In 2020, Cohen and Schwartz compiled documents that marked the success of the act. In it, a study by Gearan and Fox discovered improved quality of food in many categories. Following the grading of the Healthy Eating Index-2010, they saw a rise in the total score, meaning a positive change was observed. There was a larger consumption of fruits, vegetables, dairy, and whole grains, while a reduction in refined grains and sodium. This led them to conclude that the new standards from the act led to higher dietary quality meals.

The Food, Research, and Action Center also deemed the act as successful. The organization included the improvement in food quality as one of the wins of the Healthy, Hunger-Free Kids Act of 2010. They mentioned how the new standards increased the amount of healthy foods, ranging from fruits and vegetables to whole grain. Additionally, they noted how the act had put limits on calories, saturated fats, sodium, and fatty milk. Therefore, to The Food, Research, and Action Center, the act was successful in improving children's diet.

=== Body Mass Index ===
In 2020, a JAMA Network study conducted by Richardson et al. discovered that those who took part in the National School Lunch Program prior to the act displayed higher chances of progressing to higher body mass index scores, when compared to those who did not participate. That is, the group looked to see whether the increase in BMI scores would be reduced following the enactment of the statute. From their results, they discovered that reaching high BMI scores due to the lunch program was less likely following the act. Their conclusions provide evidence in support of the positive changes brought about by the Healthy, Hunger-Free Kids Act of 2010.

In another study conducted at Northwestern University, school lunch programs were discovered to no longer be correlated with increased BMI scores following the implementation of the act in 2012. The study found evidence suggesting that the nutritional quality standards —which leads to more nutritional food— contributed to less childhood obesity. This meant that in the case of this study, the positive correlation between the school lunches and obesity was no longer apparent following the Healthy, Hunger-free Kids Act of 2010.

==Flexibility==
On December 6, 2018, US Secretary of Agriculture Sonny Perdue announced a new rule which froze the Act's progressively lowering limits on sodium, while also allowing for the sale of 1% flavored milks and fewer whole grain-rich foods in school breakfast and school lunch options.

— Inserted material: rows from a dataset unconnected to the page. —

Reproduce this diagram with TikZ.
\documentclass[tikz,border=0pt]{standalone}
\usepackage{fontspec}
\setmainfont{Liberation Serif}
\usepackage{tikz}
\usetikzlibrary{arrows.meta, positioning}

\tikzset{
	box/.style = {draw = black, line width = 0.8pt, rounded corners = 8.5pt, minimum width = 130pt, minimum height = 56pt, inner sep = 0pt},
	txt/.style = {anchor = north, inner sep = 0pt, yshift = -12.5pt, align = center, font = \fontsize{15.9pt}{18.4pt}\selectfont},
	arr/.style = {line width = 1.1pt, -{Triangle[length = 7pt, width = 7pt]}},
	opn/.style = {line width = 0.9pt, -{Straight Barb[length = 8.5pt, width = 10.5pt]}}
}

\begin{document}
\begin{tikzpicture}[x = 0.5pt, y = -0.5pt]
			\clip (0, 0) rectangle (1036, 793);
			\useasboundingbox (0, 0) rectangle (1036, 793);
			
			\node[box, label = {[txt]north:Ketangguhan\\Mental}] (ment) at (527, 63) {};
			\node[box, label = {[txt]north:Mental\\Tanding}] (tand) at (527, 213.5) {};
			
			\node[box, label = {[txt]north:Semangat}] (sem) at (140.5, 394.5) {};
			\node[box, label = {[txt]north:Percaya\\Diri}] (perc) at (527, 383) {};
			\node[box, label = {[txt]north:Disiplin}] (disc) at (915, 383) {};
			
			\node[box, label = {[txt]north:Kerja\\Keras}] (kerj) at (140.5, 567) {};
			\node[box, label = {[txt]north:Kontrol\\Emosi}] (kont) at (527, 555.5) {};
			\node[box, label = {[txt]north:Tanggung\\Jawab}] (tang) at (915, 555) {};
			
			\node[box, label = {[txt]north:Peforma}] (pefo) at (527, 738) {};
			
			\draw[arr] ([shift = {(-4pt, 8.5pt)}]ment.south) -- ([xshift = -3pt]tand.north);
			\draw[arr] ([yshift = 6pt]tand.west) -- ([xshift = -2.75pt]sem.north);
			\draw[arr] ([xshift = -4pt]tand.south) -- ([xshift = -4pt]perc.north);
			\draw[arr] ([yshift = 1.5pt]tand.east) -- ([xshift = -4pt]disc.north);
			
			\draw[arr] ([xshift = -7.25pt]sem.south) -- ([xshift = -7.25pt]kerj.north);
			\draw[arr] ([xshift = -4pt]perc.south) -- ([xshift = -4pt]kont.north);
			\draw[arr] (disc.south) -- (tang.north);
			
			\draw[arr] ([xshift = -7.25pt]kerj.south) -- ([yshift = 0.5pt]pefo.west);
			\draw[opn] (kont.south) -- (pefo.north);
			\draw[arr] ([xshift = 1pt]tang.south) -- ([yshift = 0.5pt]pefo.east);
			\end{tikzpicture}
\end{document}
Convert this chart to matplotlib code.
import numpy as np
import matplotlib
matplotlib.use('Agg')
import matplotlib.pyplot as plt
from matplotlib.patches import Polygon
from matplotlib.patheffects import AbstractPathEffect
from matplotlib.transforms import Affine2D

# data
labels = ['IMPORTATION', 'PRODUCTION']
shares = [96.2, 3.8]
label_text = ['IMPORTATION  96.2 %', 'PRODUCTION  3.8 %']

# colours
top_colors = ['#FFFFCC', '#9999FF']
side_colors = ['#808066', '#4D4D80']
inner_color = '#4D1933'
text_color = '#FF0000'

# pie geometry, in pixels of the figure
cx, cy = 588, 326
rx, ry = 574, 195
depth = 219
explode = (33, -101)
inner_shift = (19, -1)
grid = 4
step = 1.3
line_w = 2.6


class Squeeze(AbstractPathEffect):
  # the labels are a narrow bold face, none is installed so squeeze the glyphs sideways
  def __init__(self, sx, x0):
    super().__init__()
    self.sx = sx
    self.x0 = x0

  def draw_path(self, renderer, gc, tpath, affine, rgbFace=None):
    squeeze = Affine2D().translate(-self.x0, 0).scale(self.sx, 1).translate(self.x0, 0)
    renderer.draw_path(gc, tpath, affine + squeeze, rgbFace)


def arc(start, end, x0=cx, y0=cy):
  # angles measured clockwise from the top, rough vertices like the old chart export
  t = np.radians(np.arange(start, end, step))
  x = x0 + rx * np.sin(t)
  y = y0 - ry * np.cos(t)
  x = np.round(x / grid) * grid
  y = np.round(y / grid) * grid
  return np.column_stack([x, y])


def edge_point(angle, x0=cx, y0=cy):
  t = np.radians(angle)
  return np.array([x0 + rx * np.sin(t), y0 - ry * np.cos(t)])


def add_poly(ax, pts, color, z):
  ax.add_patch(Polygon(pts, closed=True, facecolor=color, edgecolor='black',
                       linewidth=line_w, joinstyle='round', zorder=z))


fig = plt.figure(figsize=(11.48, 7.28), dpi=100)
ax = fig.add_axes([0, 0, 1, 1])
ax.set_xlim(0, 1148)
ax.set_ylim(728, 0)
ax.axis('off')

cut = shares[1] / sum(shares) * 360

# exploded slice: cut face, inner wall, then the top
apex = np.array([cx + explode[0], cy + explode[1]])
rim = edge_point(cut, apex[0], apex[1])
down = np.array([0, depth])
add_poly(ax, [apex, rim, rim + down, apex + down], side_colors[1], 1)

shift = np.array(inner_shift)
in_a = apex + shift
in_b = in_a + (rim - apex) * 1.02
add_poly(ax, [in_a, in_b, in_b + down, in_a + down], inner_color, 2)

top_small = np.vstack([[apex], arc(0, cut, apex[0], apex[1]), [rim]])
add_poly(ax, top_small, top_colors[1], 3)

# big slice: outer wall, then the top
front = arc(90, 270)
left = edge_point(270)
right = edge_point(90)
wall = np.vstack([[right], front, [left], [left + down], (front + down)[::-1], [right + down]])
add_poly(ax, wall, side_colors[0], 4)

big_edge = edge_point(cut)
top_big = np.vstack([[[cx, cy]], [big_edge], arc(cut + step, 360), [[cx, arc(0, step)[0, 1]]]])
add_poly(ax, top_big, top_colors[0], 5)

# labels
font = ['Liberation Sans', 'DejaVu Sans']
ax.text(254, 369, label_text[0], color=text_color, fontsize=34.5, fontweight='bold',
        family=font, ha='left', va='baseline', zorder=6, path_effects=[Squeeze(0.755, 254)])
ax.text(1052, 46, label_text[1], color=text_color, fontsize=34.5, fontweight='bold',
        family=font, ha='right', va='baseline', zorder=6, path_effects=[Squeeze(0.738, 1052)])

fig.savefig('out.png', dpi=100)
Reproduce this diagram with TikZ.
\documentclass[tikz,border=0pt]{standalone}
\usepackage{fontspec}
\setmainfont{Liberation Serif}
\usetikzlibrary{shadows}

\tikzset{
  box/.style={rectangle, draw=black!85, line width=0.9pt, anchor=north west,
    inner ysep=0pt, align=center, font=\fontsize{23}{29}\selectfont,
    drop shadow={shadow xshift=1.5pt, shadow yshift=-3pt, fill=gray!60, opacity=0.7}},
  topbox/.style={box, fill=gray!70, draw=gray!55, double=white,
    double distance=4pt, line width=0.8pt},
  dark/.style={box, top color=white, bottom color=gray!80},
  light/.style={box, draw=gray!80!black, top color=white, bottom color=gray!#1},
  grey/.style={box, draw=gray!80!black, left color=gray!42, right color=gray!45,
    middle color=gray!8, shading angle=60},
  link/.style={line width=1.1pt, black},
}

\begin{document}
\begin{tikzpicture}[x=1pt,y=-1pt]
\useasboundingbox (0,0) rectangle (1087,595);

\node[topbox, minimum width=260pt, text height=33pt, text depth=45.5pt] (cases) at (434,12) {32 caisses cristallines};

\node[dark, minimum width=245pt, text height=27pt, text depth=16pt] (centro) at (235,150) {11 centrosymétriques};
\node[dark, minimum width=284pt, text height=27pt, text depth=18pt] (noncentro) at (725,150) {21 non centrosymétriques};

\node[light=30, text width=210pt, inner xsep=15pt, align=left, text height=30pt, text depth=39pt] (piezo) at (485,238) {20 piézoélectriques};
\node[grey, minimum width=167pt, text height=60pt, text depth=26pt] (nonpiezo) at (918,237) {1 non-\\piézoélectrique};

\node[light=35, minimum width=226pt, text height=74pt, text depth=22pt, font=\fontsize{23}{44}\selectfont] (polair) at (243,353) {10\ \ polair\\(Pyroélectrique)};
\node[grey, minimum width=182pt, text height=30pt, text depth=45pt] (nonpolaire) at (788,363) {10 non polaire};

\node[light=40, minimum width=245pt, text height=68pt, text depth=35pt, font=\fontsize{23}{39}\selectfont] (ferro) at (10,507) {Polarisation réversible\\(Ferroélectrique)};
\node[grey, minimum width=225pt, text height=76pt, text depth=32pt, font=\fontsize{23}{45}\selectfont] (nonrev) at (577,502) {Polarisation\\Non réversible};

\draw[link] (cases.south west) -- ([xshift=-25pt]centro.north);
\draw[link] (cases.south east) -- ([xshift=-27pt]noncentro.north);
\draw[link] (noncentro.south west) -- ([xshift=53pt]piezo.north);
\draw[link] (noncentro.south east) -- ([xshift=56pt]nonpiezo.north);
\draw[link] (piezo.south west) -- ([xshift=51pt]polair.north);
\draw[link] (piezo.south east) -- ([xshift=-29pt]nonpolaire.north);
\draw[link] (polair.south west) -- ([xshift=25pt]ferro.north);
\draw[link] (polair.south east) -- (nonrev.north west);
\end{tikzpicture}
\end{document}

In 2020, the federal government considered modifying the programs made by the Healthy, Hunger-Free Kids Act of 2010 by offering even further flexibility. That is, the rule proposed allowing schools to reduce the variety of vegetables as long as the quantity of daily and weekly vegetables quantities remained consistent. In hopes of increasing legume consumption, legumes —considered an alternative to meat— would also be counted towards both the meat and vegetable group's weekly requirement.